SET TASK -
Will you output all of the data below exactly, omitting the images?

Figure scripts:
=-=-=

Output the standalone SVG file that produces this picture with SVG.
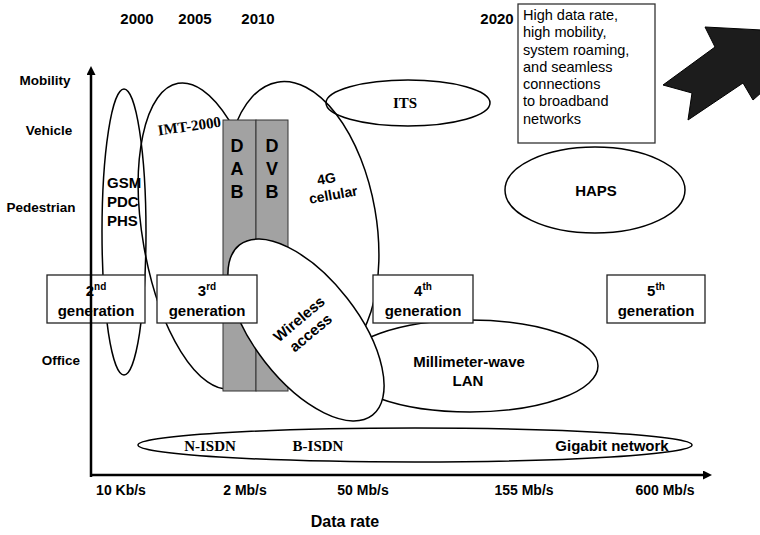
<svg xmlns="http://www.w3.org/2000/svg" width="760" height="535" viewBox="0 0 760 535">
<defs>
<style>
.b{font-family:"Liberation Sans",Arial,sans-serif;font-weight:bold;fill:#000}
.s{font-family:"Liberation Serif","Times New Roman",serif;font-weight:bold;fill:#000}
.n{font-family:"Liberation Sans",Arial,sans-serif;fill:#000}
.el{fill:none;stroke:#000;stroke-width:1.5}
.wf{fill:#fff;stroke:#000;stroke-width:1.5}
.box{fill:#fff;stroke:#222;stroke-width:1.3}
.gray{fill:#a2a2a2;stroke:#333;stroke-width:1}
.ax{stroke:#000;stroke-width:2.5;fill:none}
</style>
<marker id="ah" viewBox="0 0 10 10" refX="0" refY="5" markerWidth="10" markerHeight="9" markerUnits="userSpaceOnUse" orient="auto">
<path d="M0,0 L10,5 L0,10 z" fill="#000"/>
</marker>
</defs>
<rect width="760" height="535" fill="#fff"/>

<g id="years" class="b" font-size="15" text-anchor="middle">
<text x="137" y="24">2000</text>
<text x="195" y="24">2005</text>
<text x="258" y="24">2010</text>
<text x="497" y="24">2020</text>
</g>

<g id="y-labels" class="b" font-size="13.5" text-anchor="middle">
<text x="45" y="85">Mobility</text>
<text x="49" y="135">Vehicle</text>
<text x="41" y="212">Pedestrian</text>
<text x="61" y="365">Office</text>
</g>

<g id="gsm">
<ellipse class="el" cx="124" cy="232" rx="22" ry="143"/>
<text class="b" font-size="15"><tspan x="107" y="188">GSM</tspan><tspan x="107" y="207">PDC</tspan><tspan x="107" y="226">PHS</tspan></text>
</g>

<g id="imt2000">
<ellipse class="el" cx="205" cy="236" rx="62" ry="155" transform="rotate(-10 205 236)"/>
<text class="s" font-size="15" text-anchor="middle" transform="translate(190 131) rotate(-8)">IMT-2000</text>
</g>

<g id="cellular4g">
<ellipse class="el" cx="302" cy="222" rx="74" ry="142" transform="rotate(-10 302 222)"/>
<g transform="translate(330 188) rotate(-10)">
<text class="b" font-size="14" text-anchor="middle" x="-2" y="-5">4G</text>
<text class="b" font-size="14" text-anchor="middle" x="2" y="12">cellular</text>
</g>
</g>

<g id="its">
<ellipse class="el" cx="408" cy="103" rx="82" ry="23"/>
<text class="s" font-size="15" text-anchor="middle" x="405" y="108">ITS</text>
</g>

<g id="haps">
<ellipse class="el" cx="595" cy="190" rx="90" ry="43"/>
<text class="b" font-size="15" text-anchor="middle" x="596" y="196">HAPS</text>
</g>

<g id="dab">
<rect class="gray" x="223" y="120" width="33" height="271"/>
<text class="b" font-size="18" text-anchor="middle"><tspan x="237" y="152">D</tspan><tspan x="237" y="175">A</tspan><tspan x="237" y="198">B</tspan></text>
</g>
<g id="dvb">
<rect class="gray" x="256" y="120" width="32" height="271"/>
<text class="b" font-size="18" text-anchor="middle"><tspan x="272" y="152">D</tspan><tspan x="272" y="175">V</tspan><tspan x="272" y="198">B</tspan></text>
</g>

<g id="mmwave-lan">
<ellipse class="el" cx="470" cy="366" rx="128" ry="46"/>
<text class="b" font-size="15" text-anchor="middle"><tspan x="469" y="367">Millimeter-wave</tspan><tspan x="468" y="386">LAN</tspan></text>
</g>

<g id="wireless">
<ellipse class="wf" cx="306" cy="330" rx="108" ry="52" transform="rotate(52 306 330)"/>
<g transform="translate(305 326) rotate(-40)">
<text class="b" font-size="15" text-anchor="middle" x="0" y="-4">Wireless</text>
<text class="b" font-size="15" text-anchor="middle" x="0" y="14">access</text>
</g>
</g>

<g id="gen2">
<rect class="box" x="47" y="275" width="98" height="48"/>
<text class="b" font-size="15" text-anchor="middle" x="96" y="296">2<tspan font-size="10" dy="-6">nd</tspan></text>
<text class="b" font-size="15" text-anchor="middle" x="96" y="316">generation</text>
</g>
<g id="gen3">
<rect class="box" x="157" y="275" width="100" height="48"/>
<text class="b" font-size="15" text-anchor="middle" x="207" y="296">3<tspan font-size="10" dy="-6">rd</tspan></text>
<text class="b" font-size="15" text-anchor="middle" x="207" y="316">generation</text>
</g>
<g id="gen4">
<rect class="box" x="373" y="275" width="100" height="48"/>
<text class="b" font-size="15" text-anchor="middle" x="423" y="296">4<tspan font-size="10" dy="-6">th</tspan></text>
<text class="b" font-size="15" text-anchor="middle" x="423" y="316">generation</text>
</g>
<g id="gen5">
<rect class="box" x="607" y="275" width="98" height="48"/>
<text class="b" font-size="15" text-anchor="middle" x="656" y="296">5<tspan font-size="10" dy="-6">th</tspan></text>
<text class="b" font-size="15" text-anchor="middle" x="656" y="316">generation</text>
</g>

<g id="networks">
<ellipse class="el" cx="415" cy="445" rx="277" ry="17"/>
<text class="s" font-size="15" text-anchor="middle" x="210" y="451">N-ISDN</text>
<text class="s" font-size="15" text-anchor="middle" x="318" y="451">B-ISDN</text>
<text class="b" font-size="15" text-anchor="middle" x="612" y="451">Gigabit network</text>
</g>

<g id="note">
<rect x="518" y="4" width="137" height="139" fill="#fff" stroke="#333" stroke-width="1.3"/>
<text class="n" font-size="14.5">
<tspan x="523" y="20">High data rate,</tspan>
<tspan x="523" y="37">high mobility,</tspan>
<tspan x="523" y="55">system roaming,</tspan>
<tspan x="523" y="72">and seamless</tspan>
<tspan x="523" y="89">connections</tspan>
<tspan x="523" y="106">to broadband</tspan>
<tspan x="523" y="124">networks</tspan>
</text>
</g>

<g id="big-arrow">
<polygon points="705,27 762,30 762,92 753,100 743,83 688,120 692,93 663,85 715,47" fill="#1c1c1c" stroke="#000" stroke-width="1"/>
</g>

<g id="connectors">
<line class="ax" x1="91" y1="477" x2="91" y2="75" marker-end="url(#ah)"/>
<line class="ax" x1="90" y1="475" x2="703" y2="475" marker-end="url(#ah)"/>
</g>

<g id="x-labels" class="b" font-size="14" text-anchor="middle">
<text x="121" y="495">10 Kb/s</text>
<text x="245" y="495">2 Mb/s</text>
<text x="363" y="495">50 Mb/s</text>
<text x="524" y="495">155 Mb/s</text>
<text x="665" y="495">600 Mb/s</text>
<text x="345" y="527" font-size="16">Data rate</text>
</g>
</svg>
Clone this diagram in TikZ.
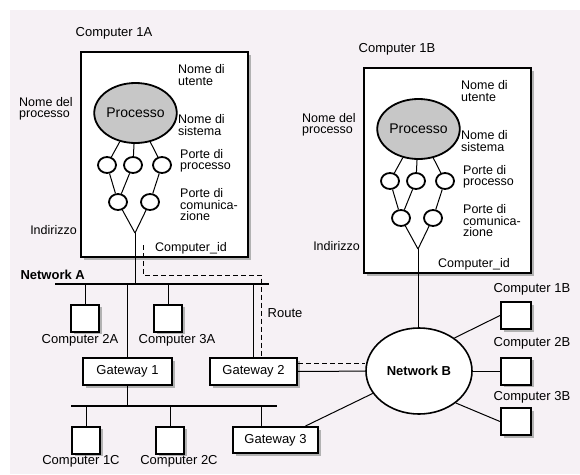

=-=-=

TASK OUTPUT -
Output the standalone SVG file that produces this picture with SVG.
<svg xmlns="http://www.w3.org/2000/svg" width="760" height="535" viewBox="0 0 760 535">
<defs>
<style>
.b{font-family:"Liberation Sans",Arial,sans-serif;font-weight:bold;fill:#000}
.s{font-family:"Liberation Serif","Times New Roman",serif;font-weight:bold;fill:#000}
.n{font-family:"Liberation Sans",Arial,sans-serif;fill:#000}
.el{fill:none;stroke:#000;stroke-width:1.5}
.wf{fill:#fff;stroke:#000;stroke-width:1.5}
.box{fill:#fff;stroke:#222;stroke-width:1.3}
.gray{fill:#a2a2a2;stroke:#333;stroke-width:1}
.ax{stroke:#000;stroke-width:2.5;fill:none}
</style>
<marker id="ah" viewBox="0 0 10 10" refX="0" refY="5" markerWidth="10" markerHeight="9" markerUnits="userSpaceOnUse" orient="auto">
<path d="M0,0 L10,5 L0,10 z" fill="#000"/>
</marker>
</defs>
<rect width="760" height="535" fill="#fff"/>

<g id="years" class="b" font-size="15" text-anchor="middle">
<text x="137" y="24">2000</text>
<text x="195" y="24">2005</text>
<text x="258" y="24">2010</text>
<text x="497" y="24">2020</text>
</g>

<g id="y-labels" class="b" font-size="13.5" text-anchor="middle">
<text x="45" y="85">Mobility</text>
<text x="49" y="135">Vehicle</text>
<text x="41" y="212">Pedestrian</text>
<text x="61" y="365">Office</text>
</g>

<g id="gsm">
<ellipse class="el" cx="124" cy="232" rx="22" ry="143"/>
<text class="b" font-size="15"><tspan x="107" y="188">GSM</tspan><tspan x="107" y="207">PDC</tspan><tspan x="107" y="226">PHS</tspan></text>
</g>

<g id="imt2000">
<ellipse class="el" cx="205" cy="236" rx="62" ry="155" transform="rotate(-10 205 236)"/>
<text class="s" font-size="15" text-anchor="middle" transform="translate(190 131) rotate(-8)">IMT-2000</text>
</g>

<g id="cellular4g">
<ellipse class="el" cx="302" cy="222" rx="74" ry="142" transform="rotate(-10 302 222)"/>
<g transform="translate(330 188) rotate(-10)">
<text class="b" font-size="14" text-anchor="middle" x="-2" y="-5">4G</text>
<text class="b" font-size="14" text-anchor="middle" x="2" y="12">cellular</text>
</g>
</g>

<g id="its">
<ellipse class="el" cx="408" cy="103" rx="82" ry="23"/>
<text class="s" font-size="15" text-anchor="middle" x="405" y="108">ITS</text>
</g>

<g id="haps">
<ellipse class="el" cx="595" cy="190" rx="90" ry="43"/>
<text class="b" font-size="15" text-anchor="middle" x="596" y="196">HAPS</text>
</g>

<g id="dab">
<rect class="gray" x="223" y="120" width="33" height="271"/>
<text class="b" font-size="18" text-anchor="middle"><tspan x="237" y="152">D</tspan><tspan x="237" y="175">A</tspan><tspan x="237" y="198">B</tspan></text>
</g>
<g id="dvb">
<rect class="gray" x="256" y="120" width="32" height="271"/>
<text class="b" font-size="18" text-anchor="middle"><tspan x="272" y="152">D</tspan><tspan x="272" y="175">V</tspan><tspan x="272" y="198">B</tspan></text>
</g>

<g id="mmwave-lan">
<ellipse class="el" cx="470" cy="366" rx="128" ry="46"/>
<text class="b" font-size="15" text-anchor="middle"><tspan x="469" y="367">Millimeter-wave</tspan><tspan x="468" y="386">LAN</tspan></text>
</g>

<g id="wireless">
<ellipse class="wf" cx="306" cy="330" rx="108" ry="52" transform="rotate(52 306 330)"/>
<g transform="translate(305 326) rotate(-40)">
<text class="b" font-size="15" text-anchor="middle" x="0" y="-4">Wireless</text>
<text class="b" font-size="15" text-anchor="middle" x="0" y="14">access</text>
</g>
</g>

<g id="gen2">
<rect class="box" x="47" y="275" width="98" height="48"/>
<text class="b" font-size="15" text-anchor="middle" x="96" y="296">2<tspan font-size="10" dy="-6">nd</tspan></text>
<text class="b" font-size="15" text-anchor="middle" x="96" y="316">generation</text>
</g>
<g id="gen3">
<rect class="box" x="157" y="275" width="100" height="48"/>
<text class="b" font-size="15" text-anchor="middle" x="207" y="296">3<tspan font-size="10" dy="-6">rd</tspan></text>
<text class="b" font-size="15" text-anchor="middle" x="207" y="316">generation</text>
</g>
<g id="gen4">
<rect class="box" x="373" y="275" width="100" height="48"/>
<text class="b" font-size="15" text-anchor="middle" x="423" y="296">4<tspan font-size="10" dy="-6">th</tspan></text>
<text class="b" font-size="15" text-anchor="middle" x="423" y="316">generation</text>
</g>
<g id="gen5">
<rect class="box" x="607" y="275" width="98" height="48"/>
<text class="b" font-size="15" text-anchor="middle" x="656" y="296">5<tspan font-size="10" dy="-6">th</tspan></text>
<text class="b" font-size="15" text-anchor="middle" x="656" y="316">generation</text>
</g>

<g id="networks">
<ellipse class="el" cx="415" cy="445" rx="277" ry="17"/>
<text class="s" font-size="15" text-anchor="middle" x="210" y="451">N-ISDN</text>
<text class="s" font-size="15" text-anchor="middle" x="318" y="451">B-ISDN</text>
<text class="b" font-size="15" text-anchor="middle" x="612" y="451">Gigabit network</text>
</g>

<g id="note">
<rect x="518" y="4" width="137" height="139" fill="#fff" stroke="#333" stroke-width="1.3"/>
<text class="n" font-size="14.5">
<tspan x="523" y="20">High data rate,</tspan>
<tspan x="523" y="37">high mobility,</tspan>
<tspan x="523" y="55">system roaming,</tspan>
<tspan x="523" y="72">and seamless</tspan>
<tspan x="523" y="89">connections</tspan>
<tspan x="523" y="106">to broadband</tspan>
<tspan x="523" y="124">networks</tspan>
</text>
</g>

<g id="big-arrow">
<polygon points="705,27 762,30 762,92 753,100 743,83 688,120 692,93 663,85 715,47" fill="#1c1c1c" stroke="#000" stroke-width="1"/>
</g>

<g id="connectors">
<line class="ax" x1="91" y1="477" x2="91" y2="75" marker-end="url(#ah)"/>
<line class="ax" x1="90" y1="475" x2="703" y2="475" marker-end="url(#ah)"/>
</g>

<g id="x-labels" class="b" font-size="14" text-anchor="middle">
<text x="121" y="495">10 Kb/s</text>
<text x="245" y="495">2 Mb/s</text>
<text x="363" y="495">50 Mb/s</text>
<text x="524" y="495">155 Mb/s</text>
<text x="665" y="495">600 Mb/s</text>
<text x="345" y="527" font-size="16">Data rate</text>
</g>
</svg>
Clone this diagram in TikZ.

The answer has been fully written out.